Just because it’s self-initiated doesn’t mean you can’t earn from it. Jeffrey Bowman shares his tips on making personal work pay
Make it collectable
I’ve dabbled in many types of sellable work, from tees and badges to prints and zines. The most successful – or at least the instant sell – has been zines. You’re producing an item that contains more than just one bespoke piece of work, is part of a limited run and could become collectable.
Start your own store
It’s vital to have your own shop, even if it’s not selling a lot. It’s the first port of call when directing people to your products. You can have one-day online sales and it gives you the flexibility to sell things together, set up special offers and utilise Twitter.

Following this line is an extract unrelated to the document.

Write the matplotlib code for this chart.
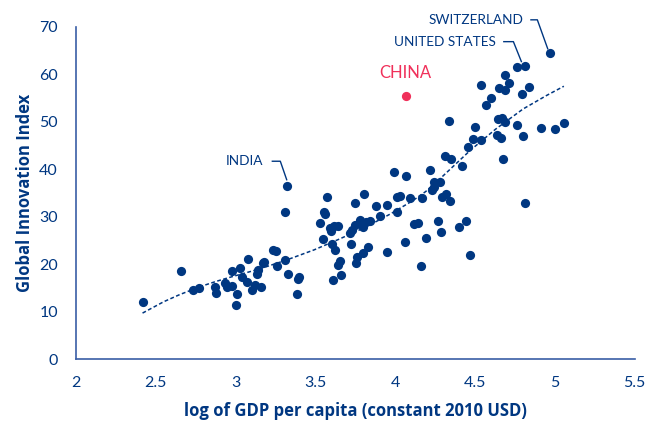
import numpy as np
import matplotlib
matplotlib.use("Agg")
import matplotlib.pyplot as plt

plt.rcParams['font.family'] = ['Lato', 'DejaVu Sans']

# log GDP per capita (x) and Global Innovation Index (y)
gdp_log = [2.42, 2.66, 2.735, 2.77, 2.87, 2.877, 2.935, 2.947, 2.977, 2.975,
           3.027, 3.04, 3.08, 3.07, 3.01, 3.0, 3.105, 3.12, 3.16, 3.135,
           3.14, 3.17, 3.18, 3.235, 3.25,
           3.325, 3.31, 3.257, 3.31, 3.33, 3.40, 3.39, 3.385, 3.57, 3.555,
           3.56, 3.53, 3.59, 3.615, 3.64, 3.60, 3.55, 3.605, 3.62, 3.655,
           3.64, 3.66, 3.607, 3.72, 3.75, 3.805, 3.716, 3.73, 3.747, 3.78,
           3.80, 3.816, 3.84, 3.785, 3.76, 3.755, 3.80, 3.83, 3.88, 3.905,
           3.95, 3.99, 4.065, 4.01, 4.01, 4.03, 3.95, 4.06, 4.095, 4.167,
           4.12, 4.14, 4.195, 4.16, 4.22, 4.24, 4.28, 4.24, 4.23, 4.29,
           4.32, 4.34, 4.27, 4.285, 4.31, 4.35, 4.44, 4.40, 4.47,
           4.968, 4.81, 4.76, 4.69, 4.715, 4.54, 4.65, 4.686, 4.84, 4.795,
           4.60, 4.567, 4.335, 4.645, 4.67, 4.686, 4.765, 4.916, 5.0, 5.056,
           4.497, 4.64, 4.66, 4.80, 4.49, 4.535, 4.457, 4.415, 4.676, 4.815]
gii = [12.1, 18.5, 14.5, 15.0, 15.3, 14.0, 16.1, 15.3, 15.4, 18.6,
       19.3, 17.4, 21.0, 16.3, 13.8, 11.5, 14.6, 15.6, 15.1, 18.0,
       18.8, 20.2, 20.5, 23.0, 22.8,
       36.5, 31.0, 19.6, 20.8, 18.0, 17.4, 16.8, 13.8, 34.2, 31.0,
       30.5, 28.7, 27.7, 28.1, 28.0, 27.0, 25.3, 24.3, 22.9, 20.7,
       19.9, 17.7, 16.6, 24.3, 32.9, 34.9, 26.5, 27.3, 28.3, 29.3,
       27.8, 29.0, 29.2, 28.5, 21.6, 20.2, 22.4, 23.7, 32.2, 30.1,
       32.5, 39.5, 38.6, 30.9, 34.2, 34.3, 22.6, 24.7, 34.0, 34.0,
       28.5, 28.6, 25.6, 19.7, 39.8, 37.4, 37.4, 36.3, 35.6, 34.2,
       34.7, 33.4, 29.2, 26.8, 42.8, 42.1, 29.1, 27.8, 22.0,
       64.5, 61.8, 61.5, 59.8, 58.2, 57.7, 57.2, 56.7, 57.3, 55.9,
       55.0, 53.5, 50.2, 50.5, 50.8, 50.0, 49.4, 48.8, 48.4, 49.7,
       49.0, 47.2, 46.7, 47.0, 46.3, 46.1, 44.6, 40.6, 42.1, 32.9]
china_x, china_y = [4.07], [55.4]

# trend line
trend_x = [2.417, 2.55, 2.65, 2.78, 2.88, 2.96, 3.15, 3.32, 3.49, 3.65,
           3.82, 3.97, 4.11, 4.19, 4.28, 4.47, 4.63, 4.80, 4.95, 5.056]
trend_y = [9.7, 12.1, 13.6, 15.3, 16.4, 17.2, 19.0, 20.9, 23.0, 25.3,
           27.9, 30.6, 33.4, 35.3, 38.0, 44.0, 48.5, 52.7, 55.6, 57.5]

x_ticks = [2, 2.5, 3, 3.5, 4, 4.5, 5, 5.5]
x_tick_labels = ["2", "2.5", "3", "3.5", "4", "4.5", "5", "5.5"]
y_ticks = [0, 10, 20, 30, 40, 50, 60, 70]

NAVY = "#003781"
PINK = "#f0305a"
SPINE = "#3a5ea6"

fig = plt.figure(figsize=(6.51, 4.21), dpi=100)
ax = fig.add_axes([0.1167, 0.147, 0.8583, 0.789])

ax.scatter(gdp_log, gii, s=44, color=NAVY, linewidths=0, zorder=3)
ax.scatter(china_x, china_y, s=44, color=PINK, linewidths=0, zorder=3)

ax.plot(trend_x, trend_y, color=NAVY, lw=1.1, ls=(0, (2.5, 1.6)), zorder=2)

ax.set_xlim(2, 5.5)
ax.set_ylim(0, 70)
ax.set_xticks(x_ticks)
ax.set_xticklabels(x_tick_labels)
ax.set_yticks(y_ticks)
ax.tick_params(length=0, labelsize=11.5, labelcolor=NAVY)
ax.tick_params(axis='x', pad=12)
ax.tick_params(axis='y', pad=13)
for s in ['top', 'right']:
    ax.spines[s].set_visible(False)
for s in ['left', 'bottom']:
    ax.spines[s].set_color(SPINE)
    ax.spines[s].set_linewidth(1.2)

lab_font = dict(fontsize=12, fontweight='bold', color=NAVY,
                family=['Open Sans', 'DejaVu Sans'])
ax.set_xlabel("log of GDP per capita (constant 2010 USD)", labelpad=9, **lab_font)
ax.set_ylabel("Global Innovation Index", labelpad=4, **lab_font)

# annotations
ax.text(3.17, 41.7, "INDIA", ha='right', va='center', fontsize=9.8, color=NAVY)
ax.plot([3.23, 3.28, 3.32], [41.7, 41.7, 37.8], color=NAVY, lw=1.0)

ax.text(4.63, 66.9, "UNITED STATES", ha='right', va='center', fontsize=9.8, color=NAVY)
ax.plot([4.68, 4.74, 4.79], [66.9, 66.9, 62.7], color=NAVY, lw=1.0)

ax.text(4.8, 71.5, "SWITZERLAND", ha='right', va='center', fontsize=9.8,
        color=NAVY, clip_on=False)
ax.plot([4.85, 4.89, 4.955], [71.5, 71.5, 65.4], color=NAVY, lw=1.0, clip_on=False)

ax.text(4.06, 60.3, "CHINA", ha='center', va='center', fontsize=12, color=PINK)

fig.savefig("out.png", dpi=100)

I had to take my online store down as I sold out of everything! It’s now in transition while I develop new work.
Look for print services
A number of online companies have set up stores that you can use to sell prints, such as Society6, which takes care of the printing and postage. Some companies and organisations stock artists’ work and sell it, and others, such as Toy, offer print services.
Do your homework
Selling through other people is fine if you do your homework and don’t jump into anything. If you’re sending physical objects, they’ll take 25 to 30 per cent of the sale. If they buy straight from you, you’ll need to give them a reduced (‘cost’) price. If an online print store sells your work and deals with the printing and postage, expect about 15 to 40 per cent of the sale.
Keep it smart
You need to push your products as there’s a lot of competition, but don’t oversell. Be smart with promotion. Drop offers at the right time on Twitter – at the start of the month when people get paid, and Christmas. Be clever about it, and be smart about production costs and methods. Select the right paper stock and print reproductions for your print. It’s worth parting with the cash.